On Behalf of | Jul 27, 2022 | Estate Planning

Illinois has laws around how to create a will. If you don’t follow the correct procedure, then the court may deem your will invalid after your death and follow intestacy law to distribute your estate.


You need two witnesses to observe you sign or acknowledge the will. They must also determine that you are of sound mind and sign the will as confirmation that it’s valid to the extent of their knowledge. In Illinois, you could have each witness validate your will separately if you prefer. Your witnesses do, however, have to sign in front of you. They also can’t be beneficiaries of your will.

Sound mind and memory

You must be at least 18 years old and of sound mind and memory to write a will. Emancipated minors may also write a will.
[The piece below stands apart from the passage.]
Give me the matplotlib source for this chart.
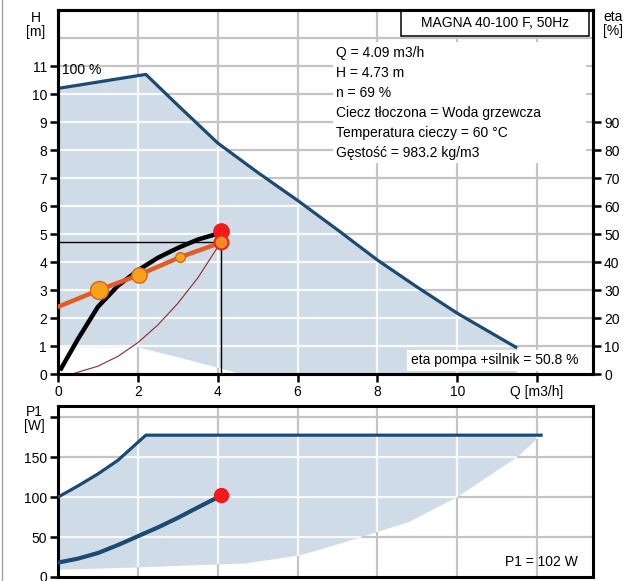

Illinois typically considers someone to not be of sound mind and memory if a court has declared that they aren’t. If you have a physical health issue or you tend to be forgetful, these aren’t reasons to invalidate your will. Illinois allows you to have someone sign your will on your behalf if you’re physically unable to. The person who signs your will can’t be one of your witnesses.

Typed and printed

Only typed and printed wills are valid in Illinois. The state doesn’t recognize handwritten, oral or digital wills. Illinois does allow e-wills, but there is a certain process that you must follow for the e-will to be valid. You could also write your will on a typewriter. Remember that state laws change over time, so you should double-check current state laws to know what’s acceptable.

Writing your last will and testament is an important process that you want to make sure you do correctly. Errors when writing a will could invalidate it.